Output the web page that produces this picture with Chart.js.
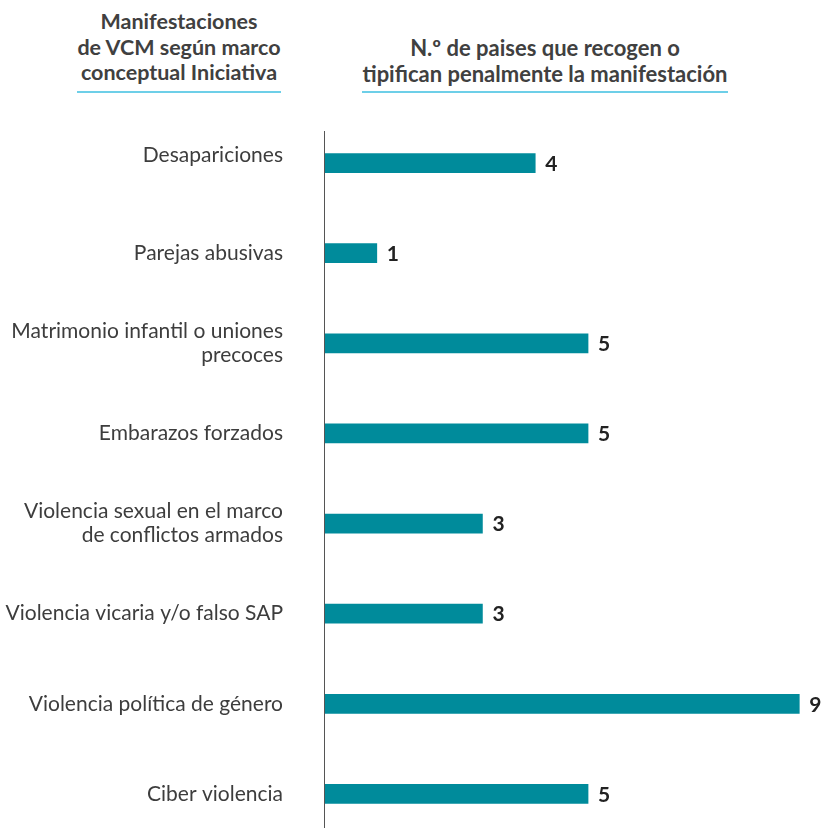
<!DOCTYPE html>
<html>
<head>
<meta charset="utf-8">
<script src="https://cdn.jsdelivr.net/npm/chart.js@4/dist/chart.umd.min.js"></script>
<style>
  html, body { margin: 0; padding: 0; background: #fff; overflow: hidden; }
  body { width: 822px; height: 828px; position: relative; font-family: Lato, "Open Sans", sans-serif; }
  .head { position: absolute; width: 440px; text-align: center; color: #404040; font-weight: bold; font-size: 22px; line-height: 25.5px; }
  .head span { display: inline-block; padding-bottom: 5px; border-bottom: 2px solid #6dcfe8; }
  #chart { position: absolute; left: 0; top: 0; }
</style>
</head>
<body>
<div class="head" style="left:-41px; top:9px; font-size:21.5px;"><span>Manifestaciones<br>de VCM según marco<br>conceptual Iniciativa</span></div>
<div class="head" style="left:325px; top:35px;"><span>N.º de paises que recogen o<br>tipifican penalmente la manifestación</span></div>
<canvas id="chart" width="822" height="888"></canvas>
<script>
// categorías (cada elemento = líneas de la etiqueta)
const CATEGORIES = [
  ['Desapariciones'],
  ['Parejas abusivas'],
  ['Matrimonio infantil o uniones', 'precoces'],
  ['Embarazos forzados'],
  ['Violencia sexual en el marco', 'de conflictos armados'],
  ['Violencia vicaria y/o falso SAP'],
  ['Violencia política de género'],
  ['Ciber violencia']
];

// n.º de países
const COUNTRIES = [4, 1, 5, 5, 3, 3, 9, 5];

const BAR_COLOR = '#008b9b';

// números al final de cada barra
const valueLabels = {
  id: 'valueLabels',
  afterDatasetsDraw(chart) {
    const ctx = chart.ctx;
    const meta = chart.getDatasetMeta(0);
    ctx.save();
    ctx.font = 'bold 21px Lato';
    ctx.fillStyle = '#222';
    ctx.textAlign = 'left';
    ctx.textBaseline = 'middle';
    meta.data.forEach((bar, i) => {
      ctx.fillText(String(COUNTRIES[i]), bar.x + 10, bar.y + 1);
    });
    ctx.restore();
  }
};

// eje vertical (empieza un poco por debajo del borde superior)
const axisLine = {
  id: 'axisLine',
  afterDatasetsDraw(chart) {
    const ctx = chart.ctx;
    const x = Math.round(chart.scales.x.getPixelForValue(0)) + 0.5;
    ctx.save();
    ctx.strokeStyle = '#555';
    ctx.lineWidth = 1;
    ctx.beginPath();
    ctx.moveTo(x, chart.chartArea.top + 13);
    ctx.lineTo(x, chart.chartArea.bottom);
    ctx.stroke();
    ctx.restore();
  }
};

new Chart(document.getElementById('chart').getContext('2d'), {
  type: 'bar',
  data: {
    labels: CATEGORIES,
    datasets: [{
      data: COUNTRIES,
      backgroundColor: BAR_COLOR,
      borderWidth: 0,
      barThickness: 19
    }]
  },
  options: {
    indexAxis: 'y',
    responsive: false,
    animation: false,
    layout: { padding: { top: 118, bottom: 10, left: 0, right: 0 } },
    plugins: {
      legend: { display: false },
      tooltip: { enabled: false }
    },
    scales: {
      x: {
        display: false,
        min: 0,
        max: 9.43
      },
      y: {
        grid: { display: false },
        border: { display: false },
        afterFit: (scale) => { scale.width = 324; },
        ticks: {
          padding: 33,
          color: '#3d3d3d',
          callback: function (value, index) {
            const lines = CATEGORIES[index];
            // en el original la primera etiqueta queda algo por encima de su barra
            if (index === 0) return [lines[0], ''];
            return lines.length > 1 ? lines : lines[0];
          },
          font: function (context) {
            return {
              family: 'Lato',
              size: 21,
              lineHeight: context.index === 0 ? 16 / 21 : 24 / 21
            };
          }
        }
      }
    }
  },
  plugins: [valueLabels, axisLine]
});
</script>
</body>
</html>
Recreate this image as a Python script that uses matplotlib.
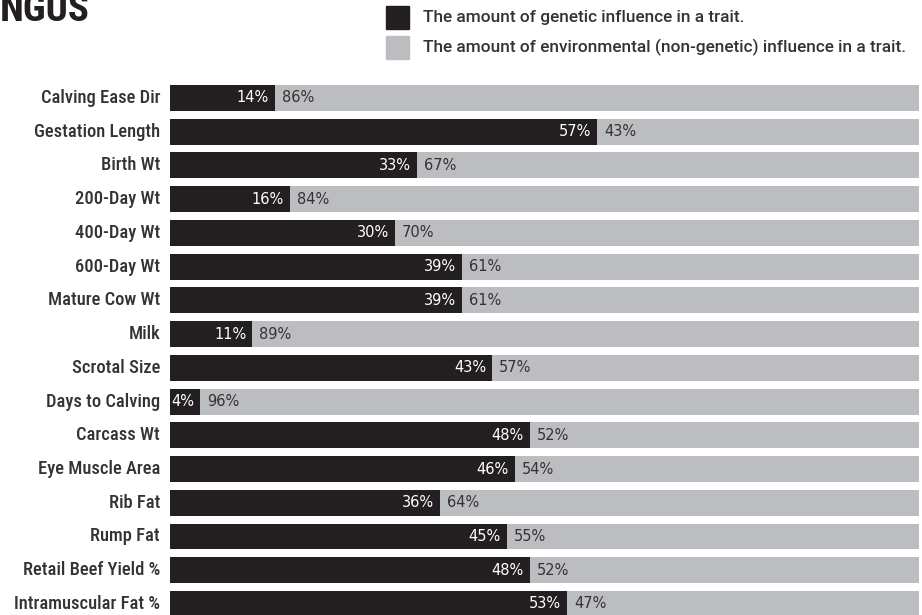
import os
import matplotlib
matplotlib.use('Agg')
import matplotlib.pyplot as plt
from matplotlib import font_manager as fm

#==================================
#          data
#==================================
traits = ['Calving Ease Dir', 'Gestation Length', 'Birth Wt', '200-Day Wt',
          '400-Day Wt', '600-Day Wt', 'Mature Cow Wt', 'Milk', 'Scrotal Size',
          'Days to Calving', 'Carcass Wt', 'Eye Muscle Area', 'Rib Fat',
          'Rump Fat', 'Retail Beef Yield %', 'Intramuscular Fat %']
genetic = [14, 57, 33, 16, 30, 39, 39, 11, 43, 4, 48, 46, 36, 45, 48, 53]
environ = [86, 43, 67, 84, 70, 61, 61, 89, 57, 96, 52, 54, 64, 55, 52, 47]
legend_labels = ['The amount of genetic influence in a trait.',
                 'The amount of environmental (non-genetic) influence in a trait.']

#==================================
#          fonts
#==================================
def find_font(cands):
    files = {os.path.basename(f.fname): f.fname for f in fm.fontManager.ttflist}
    for c in cands:
        if c in files:
            return fm.FontProperties(fname=files[c])
    return None

fp_bold = find_font(['LiberationSansNarrow-Bold.ttf', 'RobotoCondensed-Bold.ttf',
                     'DejaVuSansCondensed-Bold.ttf'])
if fp_bold is None:
    fp_bold = fm.FontProperties(family='DejaVu Sans', weight='bold')
fp_lab = find_font(['RobotoCondensed-Medium.ttf', 'RobotoCondensed-SemiBold.ttf'])
if fp_lab is None:
    fp_lab = fp_bold
fp_reg = fm.FontProperties(family='DejaVu Sans')
fp_leg = find_font(['Roboto-Medium.ttf', 'Roboto-Bold.ttf'])
if fp_leg is None:
    fp_leg = fm.FontProperties(family='Roboto', weight='bold')

c_dark = '#231f20'
c_gray = '#bcbdc0'
c_text = '#333333'

W, H = 922, 615
fig = plt.figure(figsize=(W/100, H/100), dpi=100)

#==================================
#          bars
#==================================
x0, x1 = 170, 919
y_first, pitch = 98, 33.73
ax = fig.add_axes([x0/W, 0, (x1 - x0)/W, 1])
ax.set_xlim(0, 100)
ax.set_ylim((H - y_first)/pitch, -y_first/pitch)
ax.axis('off')

ppx = 100/(x1 - x0)  # data units per pixel
idx = range(len(traits))
ax.barh(idx, genetic, height=0.77, color=c_dark)
ax.barh(idx, environ, left=genetic, height=0.77, color=c_gray)

for i in idx:
    ax.text(-10*ppx, i, traits[i], ha='right', va='center', fontproperties=fp_lab,
            fontsize=13.3, color=c_text, clip_on=False)
    ax.text(genetic[i] - 6*ppx, i, '%d%%' % genetic[i], ha='right', va='center',
            fontproperties=fp_reg, fontsize=10.5, color='white')
    ax.text(genetic[i] + 7*ppx, i, '%d%%' % environ[i], ha='left', va='center',
            fontproperties=fp_reg, fontsize=10.5, color=c_text)

# title (clipped at top left)
fig.text(0, 1 - 21/H, 'NGUS', ha='left', va='baseline', fontproperties=fp_bold,
         fontsize=28, color=c_dark)

# legend
for k, (c, lab) in enumerate(zip([c_dark, c_gray], legend_labels)):
    top = 6 + 30*k
    fig.patches.append(plt.Rectangle((386/W, 1 - (top + 23)/H), 23/W, 23/H,
                                     transform=fig.transFigure, color=c))
    fig.text(423/W, 1 - (top + 11.5)/H, lab, ha='left', va='center',
             fontproperties=fp_leg, fontsize=12.4, color=c_text)

fig.savefig('out.png', dpi=100)
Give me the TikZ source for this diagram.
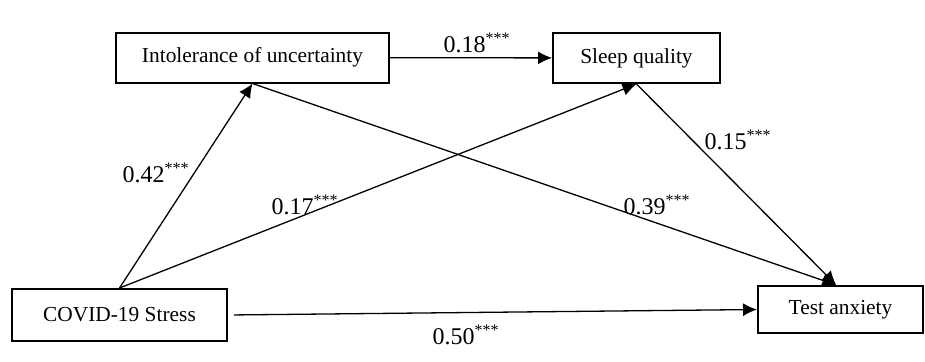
\documentclass[tikz,border=0pt]{standalone}
\usepackage{fontspec}
\setmainfont{Liberation Serif}
\usepackage{tikz}
\usetikzlibrary{arrows.meta}

\begin{document}
\begin{tikzpicture}[x=0.5pt,y=-0.5pt,line width=0.65pt,
    varbox/.style={draw,line width=1pt,inner sep=0pt,minimum height=25pt,
      font=\fontsize{10.7}{13}\selectfont},
    path/.style={-{Latex[length=7pt,width=6.5pt]}},
    coef/.style={font=\fontsize{12}{14}\selectfont,inner sep=0pt}]
  \useasboundingbox (0,0) rectangle (925,361);
  % variables
  \node[varbox,minimum width=136.5pt] (iu) at (252.5,57.5) {Intolerance of uncertainty};
  \node[varbox,minimum width=83.5pt] (sq) at (636.5,58) {Sleep quality};
  \node[varbox,minimum width=107.5pt,minimum height=26pt] (cs) at (119.5,315) {COVID-19 Stress};
  \node[varbox,minimum width=82.5pt,minimum height=23.5pt] (ta) at (840.5,309.5) {Test anxiety};
  % paths
  \draw[path] (iu) -- (sq);
  \draw[path] (cs.north) -- (iu.south);
  \draw[path] (cs.north) -- (sq.south);
  \draw[path] (iu.south) -- (ta.100);
  \draw[path] (sq.south) -- (ta.100);
  \draw[path,shorten <=3pt] (cs.east) -- (ta.west);
  % coefficients
  \node[coef] (b1) at (477,43) {0.18\textsuperscript{***}};
  \node[coef] (b2) at (156,173) {0.42\textsuperscript{***}};
  \node[coef] (b3) at (305,205) {0.17\textsuperscript{***}};
  \node[coef] (b4) at (738,140) {0.15\textsuperscript{***}};
  \node[coef] (b5) at (657,205) {0.39\textsuperscript{***}};
  \node[coef] (b6) at (466,335) {0.50\textsuperscript{***}};
\end{tikzpicture}
\end{document}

======

▶ **GOAL**:
From the line with "Recreate this image" to the line with "from matplotlib import font_manager as fm", set down those lines word for word and only those, counting both ends. Pictures stay out of the copy.

▶ **CORRECT RESPONSE**:
Recreate this image as a Python script that uses matplotlib.
import os
import matplotlib
matplotlib.use('Agg')
import matplotlib.pyplot as plt
from matplotlib import font_manager as fm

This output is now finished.